Dan is currently a research scientist at Janelia Research Campus in Virginia, which is part of the nonprofit Howard Hughes Medical Institute. Dan studies the brains of fruit flies in an effort to hopefully better understand the human brain someday. Dan writes, “One in six adults suffers from mental illness. While treatments continue to improve, our understanding of the brain is still woefully inadequate. We have hundreds of billions of neurons and can’t just go around inserting electrodes into people’s skulls to measure what those cells are doing. As a physicist, when I try to solve a problem, I start by tackling simpler problems first and then build up complexity. Thus, in trying to understand the brain, I’ve started with the humble, though surprisingly complicated, fruit fly. I explore how flies’ brains are wired with the hope that we will reveal principles of cognition that can be applied to all animals.”
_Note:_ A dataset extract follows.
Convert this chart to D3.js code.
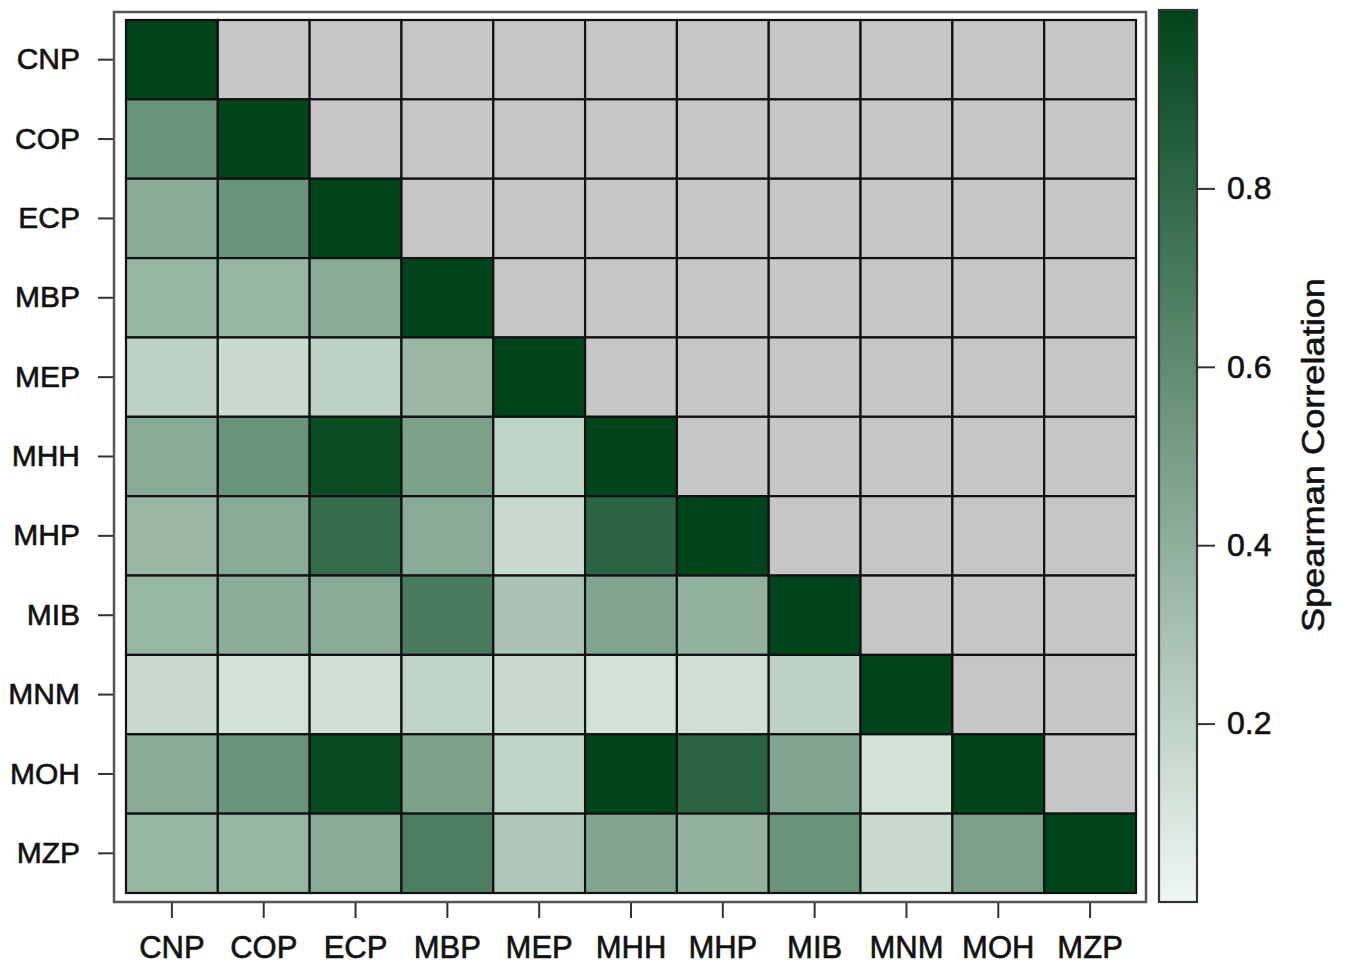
<!DOCTYPE html>
<html>
<head>
<meta charset="utf-8">
<script src="https://cdn.jsdelivr.net/npm/d3@7"></script>
<style>
  body { margin: 0; background: #fff; }
  text { font-family: "Liberation Sans", Arial, sans-serif; fill: #111; stroke: #111; stroke-width: 0.6px; }
</style>
</head>
<body>
<div id="chart-area"></div>
<script>
    // variables (rows and columns share the same order)
    var vars = ['CNP', 'COP', 'ECP', 'MBP', 'MEP', 'MHH', 'MHP', 'MIB', 'MNM', 'MOH', 'MZP'];

    // lower triangle of the Spearman matrix, one list per row (diagonal included)
    var rowCNP = [1.0];
    var rowCOP = [0.56, 1.0];
    var rowECP = [0.43, 0.56, 1.0];
    var rowMBP = [0.37, 0.37, 0.43, 1.0];
    var rowMEP = [0.21, 0.16, 0.21, 0.35, 1.0];
    var rowMHH = [0.43, 0.56, 0.96, 0.48, 0.20, 1.0];
    var rowMHP = [0.35, 0.43, 0.78, 0.43, 0.16, 0.82, 1.0];
    var rowMIB = [0.36, 0.42, 0.43, 0.69, 0.29, 0.46, 0.39, 1.0];
    var rowMNM = [0.16, 0.12, 0.13, 0.20, 0.16, 0.12, 0.13, 0.21, 1.0];
    var rowMOH = [0.43, 0.56, 0.97, 0.48, 0.20, 1.0, 0.82, 0.46, 0.12, 1.0];
    var rowMZP = [0.37, 0.37, 0.43, 0.67, 0.27, 0.46, 0.39, 0.56, 0.16, 0.48, 1.0];

    var rows = [rowCNP, rowCOP, rowECP, rowMBP, rowMEP, rowMHH, rowMHP, rowMIB, rowMNM, rowMOH, rowMZP];

    var legendTicks = [0.2, 0.4, 0.6, 0.8];
    var legendTitle = 'Spearman Correlation';

    var width = 1346;
    var height = 967;
    var naColor = '#c6c6c6';

    var svg = d3.select('#chart-area')
      .append('svg')
      .attr('width', width)
      .attr('height', height);

    var xScale = d3.scaleBand().domain(vars).range([126, 1136]);
    var yScale = d3.scaleBand().domain(vars).range([20, 893]);

    var color = d3.scaleLinear()
      .domain([0, 1])
      .range(['#eff7f3', '#00441b']);

    // flatten into cells, upper triangle is NA
    var cells = [];
    vars.forEach((r, i) => {
      vars.forEach((c, j) => {
        cells.push({ row: r, col: c, value: j <= i ? rows[i][j] : null });
      });
    });

    // outer frame
    svg.append('rect')
      .attr('x', 114).attr('y', 12)
      .attr('width', 1146 - 114).attr('height', 902 - 12)
      .attr('fill', 'none')
      .attr('stroke', '#555')
      .attr('stroke-width', 2.5);

    svg.append('g').selectAll('rect')
      .data(cells)
      .enter()
      .append('rect')
      .attr('x', (d) => xScale(d.col))
      .attr('y', (d) => yScale(d.row))
      .attr('width', xScale.bandwidth())
      .attr('height', yScale.bandwidth())
      .attr('fill', (d) => d.value === null ? naColor : color(d.value))
      .attr('stroke', '#111')
      .attr('stroke-width', 2.2);

    // axes
    var yAxis = svg.append('g')
      .attr('transform', 'translate(113,0)')
      .call(d3.axisLeft(yScale).tickSize(15).tickPadding(18));
    yAxis.select('.domain').remove();
    yAxis.selectAll('line').attr('stroke', '#333').attr('stroke-width', 2);
    yAxis.selectAll('text').attr('font-size', '30px').attr('fill', '#111');

    var xAxis = svg.append('g')
      .attr('transform', 'translate(0,903)')
      .call(d3.axisBottom(xScale).tickSize(15).tickPadding(18));
    xAxis.select('.domain').remove();
    xAxis.selectAll('line').attr('stroke', '#333').attr('stroke-width', 2);
    xAxis.selectAll('text').attr('font-size', '31px').attr('fill', '#111');

    // colour bar
    var barX = 1159, barW = 38;
    var legendScale = d3.scaleLinear().domain([0, 1]).range([902, 10]);

    var grad = svg.append('defs').append('linearGradient')
      .attr('id', 'grad')
      .attr('x1', '0').attr('y1', '1')
      .attr('x2', '0').attr('y2', '0');
    d3.range(0, 1.01, 0.1).forEach((v) => {
      grad.append('stop')
        .attr('offset', v)
        .attr('stop-color', color(v));
    });

    svg.append('rect')
      .attr('x', barX).attr('y', legendScale(1))
      .attr('width', barW).attr('height', legendScale(0) - legendScale(1))
      .attr('fill', 'url(#grad)')
      .attr('stroke', '#333')
      .attr('stroke-width', 2.2);

    var lAxis = svg.append('g')
      .attr('transform', `translate(${barX + barW},0)`)
      .call(d3.axisRight(legendScale)
        .tickValues(legendTicks)
        .tickSize(18)
        .tickPadding(12)
        .tickFormat(d3.format('.1f')));
    lAxis.select('.domain').remove();
    lAxis.selectAll('line').attr('stroke', '#333').attr('stroke-width', 2);
    lAxis.selectAll('text').attr('font-size', '32px').attr('fill', '#111');

    svg.append('text')
      .attr('transform', 'translate(1324,455) rotate(-90)')
      .attr('text-anchor', 'middle')
      .attr('font-size', '32px')
      .attr('textLength', 354)
      .attr('lengthAdjust', 'spacingAndGlyphs')
      .text(legendTitle);
</script>
</body>
</html>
Outside of the lab, Dan is active in local politics. He has joined with other scientists and engineers to help inform local legislators about energy issues and to work with them draft legislation that tackles climate change. Additionally, he goes into local elementary schools in low-income neighborhoods and introduces them to neuroscience, helping to develop lifelong learners just as his teachers did for him at St. Thomas’s. “My relationship with the teachers at St. Thomas’s was really special. I remember their patience, kindness, and enthusiasm, and it helps me to try to become a better teacher,” says Dan. And when asked if he sees a parallel between his time at St. Thomas’s and his life now, he replies, “I was always taught to be good to the people and to the world around me first, and I try to live by those principles.”

At. St. Thomas’s we often declare that our alumni stand up and stand apart, and Dan is no exception as his work and his activism defines an alumnus who cares first and foremost about the world and community for which he lives.